くりふ

モールスのくりふのレビュー・感想・評価

モールス(2010年製作の映画)
4.0
【ジュブナイル・ノワール】

冒頭、社名ロゴの一つに驚き…ハマーフィルム!? 漸く、映画制作も再起動ですか。熱狂的ファンではないですが、これは素直に嬉しい。

では本作は『魔人ドラキュラ』に対する『吸血鬼ドラキュラ』的位置づけかな…みたいな思い込みがすぐ醸されて、なら大改変してもいいじゃん! 的ユルイ心境で臨むことになりました(笑)。

この気分のせいってだけでは勿論ないのですが、なかなかよかったです。アメリカ映画らしきアレンジとわかり易さ。技あり、だと思った。

オリジナルより、型が捉え易く、スタイリッシュになりましたね。比べると行間の深みが薄まっていること、またクロレッツ演じるアビー、あの無敵感高まる「腹ペコ形態」の造形が過剰だったのが、ちと残念でしたが。

そんな全体像の上で思ったのは、これ、ノワールじゃん、てことです。謎めくが強靭なファム・ファタールに囚われ、逸脱してゆく男の物語(笑)。

男は少女みたいな12歳ですが、彼の過酷さを思えばそう言ってよいかなと。老いた「父」が背負う歴史と言動も、横からそうだと囁くのです(笑)。

で、子供らしく泣きの入った揺らぎと、ノワールとしての硬質な冷やかさ、その間をたゆたう奇妙な振幅が、本作の大きな魅力かと思います。

舞台を1983年とし、レーガンの「悪の帝国」演説を冒頭に持ってくることで、世界の枠をわかり易くしてますね。悪は内よりも外にあり…から始めてる。

主人公オーウェンと苛めっ子の関係から、後の、彼とアビーとの関係へ。オーウェンにとって、悪の在り処はどこにあり、どこにゆくのか…。

『LET ME IN』のタイトルは、やっぱり本作でも、ちゃんと効いていますね。しかしオーウェン君、自分の内なる悪は、どれだけ自覚できたんだろう?演じるコディ君の無垢が怖い。現実に染まるより逸脱へと導く危うい無垢。

逆にクロレッツちゃんは、すくすく育ってる健全感がちょっと、興ざめ。「腹ペコ形態」の強靭さもあり、アビーは独りでもやってけそうに思った。でもアビーが強くなったから、より純愛やってる余裕も出たのでしょうが。
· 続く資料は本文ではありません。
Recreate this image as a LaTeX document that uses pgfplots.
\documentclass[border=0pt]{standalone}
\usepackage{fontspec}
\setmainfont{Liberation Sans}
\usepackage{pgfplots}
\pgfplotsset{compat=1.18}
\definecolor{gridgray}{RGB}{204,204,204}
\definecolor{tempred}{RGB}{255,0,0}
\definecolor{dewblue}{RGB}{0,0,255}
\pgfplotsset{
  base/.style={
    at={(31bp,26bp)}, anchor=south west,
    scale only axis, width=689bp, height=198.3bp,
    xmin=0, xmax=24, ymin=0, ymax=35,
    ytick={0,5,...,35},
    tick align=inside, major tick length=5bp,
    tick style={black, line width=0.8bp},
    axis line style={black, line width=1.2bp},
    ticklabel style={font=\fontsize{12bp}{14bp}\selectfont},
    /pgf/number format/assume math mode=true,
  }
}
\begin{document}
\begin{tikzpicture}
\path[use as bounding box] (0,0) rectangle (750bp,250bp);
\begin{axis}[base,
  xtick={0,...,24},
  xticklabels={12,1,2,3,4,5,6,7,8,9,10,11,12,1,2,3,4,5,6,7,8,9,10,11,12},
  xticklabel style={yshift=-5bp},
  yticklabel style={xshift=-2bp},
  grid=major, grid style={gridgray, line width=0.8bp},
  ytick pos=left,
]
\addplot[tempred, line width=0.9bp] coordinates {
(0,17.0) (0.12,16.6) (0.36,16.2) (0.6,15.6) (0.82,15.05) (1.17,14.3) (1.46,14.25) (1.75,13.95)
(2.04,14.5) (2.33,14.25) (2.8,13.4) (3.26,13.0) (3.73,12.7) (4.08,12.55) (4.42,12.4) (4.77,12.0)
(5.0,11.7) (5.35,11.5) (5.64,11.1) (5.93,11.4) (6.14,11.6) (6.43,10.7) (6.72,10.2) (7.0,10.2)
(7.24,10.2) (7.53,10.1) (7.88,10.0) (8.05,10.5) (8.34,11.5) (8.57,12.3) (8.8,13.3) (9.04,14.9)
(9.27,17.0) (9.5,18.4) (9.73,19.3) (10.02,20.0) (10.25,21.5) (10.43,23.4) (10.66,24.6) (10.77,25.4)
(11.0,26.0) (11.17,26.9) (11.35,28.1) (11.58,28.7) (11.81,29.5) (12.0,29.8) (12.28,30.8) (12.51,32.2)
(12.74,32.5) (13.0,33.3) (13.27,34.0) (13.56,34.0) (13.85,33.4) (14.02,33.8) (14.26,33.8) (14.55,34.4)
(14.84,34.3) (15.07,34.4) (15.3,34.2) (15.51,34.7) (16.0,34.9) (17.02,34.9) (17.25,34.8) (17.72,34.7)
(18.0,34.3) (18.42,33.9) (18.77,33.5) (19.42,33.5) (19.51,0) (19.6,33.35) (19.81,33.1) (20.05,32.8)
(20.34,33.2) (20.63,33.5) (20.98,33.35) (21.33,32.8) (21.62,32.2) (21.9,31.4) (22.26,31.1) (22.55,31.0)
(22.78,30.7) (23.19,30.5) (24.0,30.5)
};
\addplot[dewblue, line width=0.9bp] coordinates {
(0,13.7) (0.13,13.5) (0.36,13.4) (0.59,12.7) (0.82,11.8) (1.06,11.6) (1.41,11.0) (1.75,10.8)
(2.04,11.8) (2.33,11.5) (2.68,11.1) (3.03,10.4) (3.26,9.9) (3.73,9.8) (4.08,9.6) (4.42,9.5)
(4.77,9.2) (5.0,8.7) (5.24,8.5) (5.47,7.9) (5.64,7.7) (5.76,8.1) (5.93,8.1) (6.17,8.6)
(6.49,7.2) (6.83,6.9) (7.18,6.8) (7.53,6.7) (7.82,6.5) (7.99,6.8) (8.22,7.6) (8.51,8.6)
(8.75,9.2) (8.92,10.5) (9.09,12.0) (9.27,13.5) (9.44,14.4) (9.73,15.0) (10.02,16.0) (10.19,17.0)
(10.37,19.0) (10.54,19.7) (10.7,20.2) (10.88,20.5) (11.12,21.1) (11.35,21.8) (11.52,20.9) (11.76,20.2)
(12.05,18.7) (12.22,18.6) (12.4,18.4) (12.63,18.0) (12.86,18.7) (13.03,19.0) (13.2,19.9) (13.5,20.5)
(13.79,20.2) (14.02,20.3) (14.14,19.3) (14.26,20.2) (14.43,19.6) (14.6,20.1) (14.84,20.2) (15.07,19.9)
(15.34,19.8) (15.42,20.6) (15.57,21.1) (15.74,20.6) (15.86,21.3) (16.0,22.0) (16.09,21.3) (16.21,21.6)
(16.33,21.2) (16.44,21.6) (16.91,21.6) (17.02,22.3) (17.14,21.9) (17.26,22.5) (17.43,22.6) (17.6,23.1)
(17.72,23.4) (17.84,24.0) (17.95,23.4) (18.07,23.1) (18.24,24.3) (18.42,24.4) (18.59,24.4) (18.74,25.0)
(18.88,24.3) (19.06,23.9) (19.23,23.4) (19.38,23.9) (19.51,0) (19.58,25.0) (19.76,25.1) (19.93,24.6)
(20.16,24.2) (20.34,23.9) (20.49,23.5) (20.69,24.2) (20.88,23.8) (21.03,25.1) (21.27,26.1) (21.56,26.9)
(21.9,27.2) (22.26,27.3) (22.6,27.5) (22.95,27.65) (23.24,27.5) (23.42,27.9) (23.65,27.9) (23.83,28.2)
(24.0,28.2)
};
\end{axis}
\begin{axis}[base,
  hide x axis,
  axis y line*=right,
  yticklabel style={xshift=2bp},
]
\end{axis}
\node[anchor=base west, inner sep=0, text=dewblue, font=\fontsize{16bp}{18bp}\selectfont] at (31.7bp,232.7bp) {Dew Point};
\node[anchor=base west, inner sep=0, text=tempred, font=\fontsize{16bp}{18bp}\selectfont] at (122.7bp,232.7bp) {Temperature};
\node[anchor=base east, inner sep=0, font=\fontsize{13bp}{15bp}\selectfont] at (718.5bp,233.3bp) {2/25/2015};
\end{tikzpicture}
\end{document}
「父」は少し格好よくなりましたね。故・村崎百郎みたいなマスクが渋い!都市伝説から抜け出たような仕事ぶりもいい。消えないヒッチハイカー(笑)。でも気になったこと。彼の年齢考えると、子供の時アレ撮る機械あったのか?

警官を個人としてより立てたのも効いてました。語りの推進力が強まったし、オーウェンとの関係に意味が出てきていて。12歳の子供にとっては、警官は社会そのもの、少なくとも社会への窓だったろうと思うのです。なのにオーウェンは最後、内と外を分かつ扉を使い、警官に何をしたのか?これ、オリジナルよりずっとシビアな結末だと思います。ノワールだ(笑)。
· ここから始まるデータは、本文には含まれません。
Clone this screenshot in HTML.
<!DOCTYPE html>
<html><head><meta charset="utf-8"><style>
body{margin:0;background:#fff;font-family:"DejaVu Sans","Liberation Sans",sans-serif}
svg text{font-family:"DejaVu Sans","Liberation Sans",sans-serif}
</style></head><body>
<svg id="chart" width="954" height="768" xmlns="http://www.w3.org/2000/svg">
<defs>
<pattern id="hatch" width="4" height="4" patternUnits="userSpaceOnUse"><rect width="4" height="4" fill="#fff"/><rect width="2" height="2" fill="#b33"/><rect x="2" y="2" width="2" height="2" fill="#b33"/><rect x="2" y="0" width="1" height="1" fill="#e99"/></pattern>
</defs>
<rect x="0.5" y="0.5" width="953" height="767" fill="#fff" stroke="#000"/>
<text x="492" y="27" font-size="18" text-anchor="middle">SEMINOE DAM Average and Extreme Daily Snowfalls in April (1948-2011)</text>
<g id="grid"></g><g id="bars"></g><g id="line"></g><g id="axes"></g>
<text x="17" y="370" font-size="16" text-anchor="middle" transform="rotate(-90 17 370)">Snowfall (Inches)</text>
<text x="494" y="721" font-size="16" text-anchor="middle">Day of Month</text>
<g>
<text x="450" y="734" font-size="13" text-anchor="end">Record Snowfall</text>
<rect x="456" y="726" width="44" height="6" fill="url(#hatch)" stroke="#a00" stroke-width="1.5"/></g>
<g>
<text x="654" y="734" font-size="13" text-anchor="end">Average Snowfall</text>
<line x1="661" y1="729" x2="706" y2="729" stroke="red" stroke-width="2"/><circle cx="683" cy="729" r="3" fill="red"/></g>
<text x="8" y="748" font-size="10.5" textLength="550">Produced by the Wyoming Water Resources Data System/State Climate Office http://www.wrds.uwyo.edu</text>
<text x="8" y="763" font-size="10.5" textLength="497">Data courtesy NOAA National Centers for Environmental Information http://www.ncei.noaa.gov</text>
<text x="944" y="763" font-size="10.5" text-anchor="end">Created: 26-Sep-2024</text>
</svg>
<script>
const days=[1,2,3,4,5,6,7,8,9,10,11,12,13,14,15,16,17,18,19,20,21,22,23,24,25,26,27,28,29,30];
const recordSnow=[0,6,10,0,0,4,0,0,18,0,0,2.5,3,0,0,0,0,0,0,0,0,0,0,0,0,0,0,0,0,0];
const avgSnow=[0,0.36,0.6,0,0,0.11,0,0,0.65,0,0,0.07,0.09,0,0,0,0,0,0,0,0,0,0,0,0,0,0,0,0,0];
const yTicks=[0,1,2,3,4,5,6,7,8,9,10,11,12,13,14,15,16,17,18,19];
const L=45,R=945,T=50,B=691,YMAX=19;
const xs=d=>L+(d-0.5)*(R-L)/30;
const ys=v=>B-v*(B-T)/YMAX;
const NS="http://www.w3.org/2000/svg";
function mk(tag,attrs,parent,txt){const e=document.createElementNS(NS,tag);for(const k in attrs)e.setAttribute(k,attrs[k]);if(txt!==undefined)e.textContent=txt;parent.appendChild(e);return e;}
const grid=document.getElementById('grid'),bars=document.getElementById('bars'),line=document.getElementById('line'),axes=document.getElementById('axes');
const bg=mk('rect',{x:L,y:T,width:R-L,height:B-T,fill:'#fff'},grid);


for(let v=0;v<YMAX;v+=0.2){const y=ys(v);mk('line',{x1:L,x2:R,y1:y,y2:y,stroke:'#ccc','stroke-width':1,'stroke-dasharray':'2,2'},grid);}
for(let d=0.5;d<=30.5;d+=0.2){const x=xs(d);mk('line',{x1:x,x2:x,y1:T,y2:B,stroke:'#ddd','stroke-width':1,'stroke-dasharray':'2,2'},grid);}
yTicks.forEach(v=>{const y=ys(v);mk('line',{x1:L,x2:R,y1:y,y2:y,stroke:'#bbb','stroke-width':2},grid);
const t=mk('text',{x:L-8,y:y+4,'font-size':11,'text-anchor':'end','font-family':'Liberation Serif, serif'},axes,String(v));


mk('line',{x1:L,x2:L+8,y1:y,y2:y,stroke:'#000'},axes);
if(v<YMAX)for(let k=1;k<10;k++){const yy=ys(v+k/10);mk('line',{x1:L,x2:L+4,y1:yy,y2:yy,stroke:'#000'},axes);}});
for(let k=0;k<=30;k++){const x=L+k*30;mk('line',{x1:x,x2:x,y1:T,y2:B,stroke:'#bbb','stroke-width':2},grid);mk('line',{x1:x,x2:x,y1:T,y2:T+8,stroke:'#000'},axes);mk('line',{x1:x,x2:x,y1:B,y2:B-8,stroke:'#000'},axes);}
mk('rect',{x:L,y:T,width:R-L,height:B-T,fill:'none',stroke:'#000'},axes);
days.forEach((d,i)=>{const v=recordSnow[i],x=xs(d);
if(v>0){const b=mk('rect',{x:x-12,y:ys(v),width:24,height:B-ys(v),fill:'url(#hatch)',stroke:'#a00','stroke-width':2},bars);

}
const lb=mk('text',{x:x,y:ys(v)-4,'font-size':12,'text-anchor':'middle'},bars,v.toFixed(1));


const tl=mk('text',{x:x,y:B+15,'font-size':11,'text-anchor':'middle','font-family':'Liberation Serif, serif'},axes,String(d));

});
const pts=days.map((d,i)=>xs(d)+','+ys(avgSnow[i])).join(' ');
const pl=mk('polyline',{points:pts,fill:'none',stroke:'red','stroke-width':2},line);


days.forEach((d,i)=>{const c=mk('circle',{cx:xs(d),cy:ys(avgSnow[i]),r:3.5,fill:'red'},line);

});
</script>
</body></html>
音楽は、ジュブナイル部担当のピアノ曲も繊細でよかったですが、ドラムと弦楽の軋みによる、ホラー部担当曲がどこか古風で面白かった。なんとなく、ハマーっぽい気がしました。で、これオーウェン視点だと、苛めと怪異のシーンで同じ曲が流れることに、納得してしまうのでした。

挿入歌は「レッツ・ダンス」がやたらと流れてましたが、1983年といえば、ボウイが『ハンガー』でヴァンパイア化した年なので、必須なのでしょう。カルチャークラブには『クライング・ゲーム』の主題歌と同じ意味を込めた?と思ったのに…アビーの正体を明示しないもんだから、肩透かしでした…。

でもフードで髪を隠し、地味メイクで登場するアビーは少年のようで、その後、オーウェンの望みで少女に「擬態」したように見えなくもないし、オーウェンは始終、少女のようです(若い頃のウィノナ・ライダーに似てる?)。だからオリジナルが孕んでいたある転動を、実は隠し持っている気もします。

他にも面白いポイント、多々ありましたが、このへんで。ソフト化したら、もう一度みたいですね。気になるところも多々、あるので。